The Groton Conservation Trust has formally come out against the proposed route of a 36-inch natural gas pipeline between upstate New York and Dracut, Massachusetts that would cross some of the Trust’s property as it goes through Groton. The Northeast Energy Direct project would also cross land owned by the Conservation Commission, a relatively unused part of the Groton-Dunstable Regional High School campus grounds, and private property in addition to the Trust’s.
Addressed to Maeve Vallely Bartlett, the state’s Secretary of Energy and Environmental Affairs, the letter is copied to a full page of other elected and appointed officials from the local level to Washington and spanning a range from the Groton Board of Selectmen to Senators Markey and Warren.
Signed by GCT President Daniel Wolfe and trustees David Black, Edward McNierney, and Robert Pine, the letter states:
We are writing to express deep concerns about significant environmental impacts that will occur if construction of the currently-proposed Tennessee Gas Pipeline route through north-central Massachusetts is approved.
The current route crosses large segments of the Squannassit and Petapawag Areas of Critical Environmental Concern, two of the largest state-designated ACECs, as well as BioMap Core Habitat and Supporting Natural Landscape which contain a high density of state-listed rare species.
The Groton Conservation Trust joins a wide range of Massachusetts environmental groups and towns opposing either the entire pipeline project or its proposed route.

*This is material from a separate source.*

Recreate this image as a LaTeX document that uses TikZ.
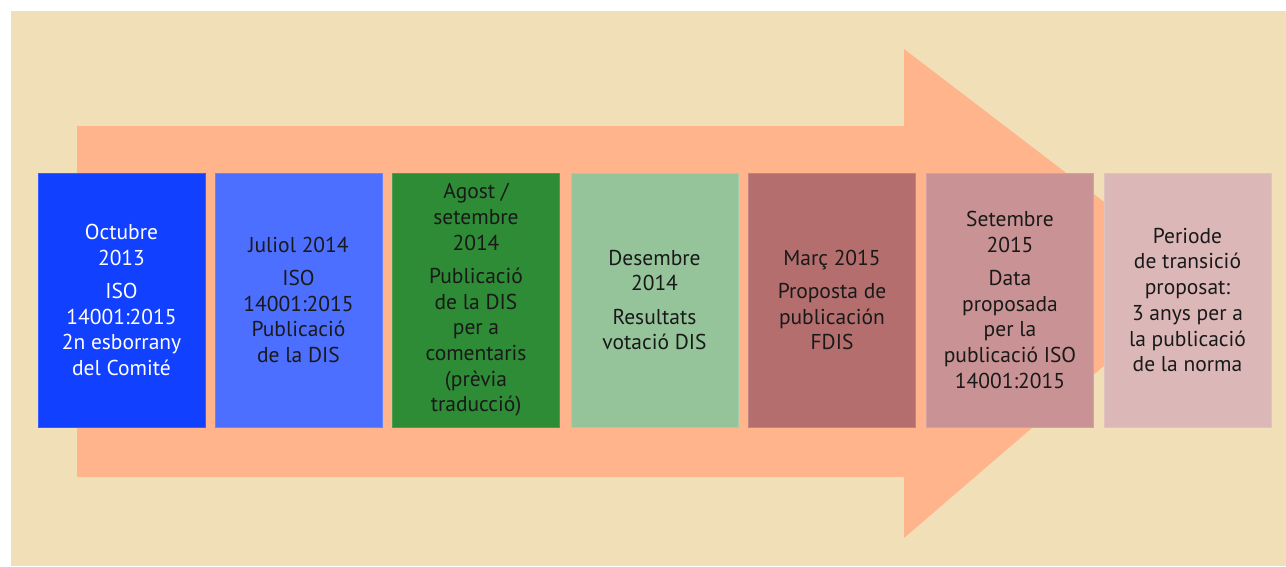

The Trust’s letter is likely to be discussed at the Groton Board of Selectmen Monday June 16 meeting, which is already dedicating the lion’s share of its agenda to the pipeline. Beginning at 6 p.m. in the Groton Regional Middle School Performing Arts Center, the board has a number of agenda items, including “Approve Proposed Charge of Tennessee Gas Pipeline Working Group Committee” and at 7 p.m., will segue into its second open information session on the pipeline. Panelists include Dennis Eckloff, of Groton; Kevin Kelly, Manager of the Groton Electric Light Department; Jim O’Reilly, a Groton resident and Director of Public Policy for Northeast Energy Efficiency Partnerships; a yet-to-be-named speaker from the Massachusetts Municipal Wholesale Electric Company (MMWEC), which supplies much of Groton’s electricity; and a presentation by Peter Jeffrey, of Groton, of the “Stop The Pipeline Coordinating Committee.”